Whitney Pier's population has dropped from over 8,000 in the 1920s to 4,612 in 2016. The neighbourhood's black population has also declined from a high of 600 in the 1920s, to 355 in 2016.

==Business district==
The neighbourhood is centred along Victoria Road, stretching north from a railway overpass at the northern edge of the steel mill property through to a section of the road known as "Dead Man's Turn". Also, Whitney Pier Memorial Junior High, Harbourside Elementary School and Cape Breton Business College (CBBC) are the three schools that are located in Whitney Pier.

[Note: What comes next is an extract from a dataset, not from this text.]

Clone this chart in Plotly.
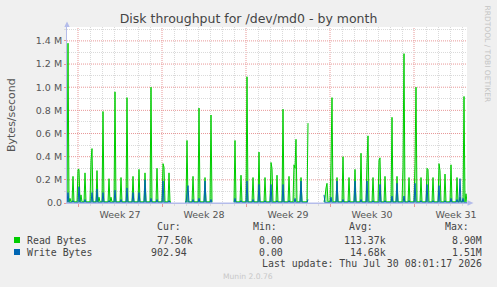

Victoria Road has been home to a variety of well known shops, restaurants, and community venues.

==Residents==

Whitney Pier's residents can trace their ancestry to multiple ethnic backgrounds. The opening of the Sydney Steel Plant by the Dominion Steel Company in 1901 attracted many workers from The United States, all over Canada, the Caribbean, Croatia, Italy, Newfoundland, Poland, Ukraine, and many other places around the world to settle in the Pier.

Some of the residents in Whitney Pier can also trace their roots back to Black Loyalists.

Notable people from Whitney Pier include:

- Alvinus Calder
- Nathan Cohen
- Clotilda Douglas-Yakimchuk
- Carolyn Dunn
- Mayann Francis
- Danny Gallivan
- Gordie Gosse
- Frankie MacDonald
- J. Michael MacDonald
- Paul MacEwan
- Valerie Miller
- Isaac Phills
- Lisa Raitt
- Calvin Ruck

==Community events==

In May, the Whitney Pier Society for the Arts organizes the PierScape Arts Festival showcasing art from dozens of Cape Breton artists across a variety of mediums. The festival also holds a number of art workshops and events for the public and recognizes distinguished artists, musicians, and contributors to the community.

The first week of August sees an annual neighborhood celebration called "Action Week". In recent years, this has consisted of events such as a memorial "fun run", street dances, a Caribbean festival, a baseball game, picnics, and various activities for children.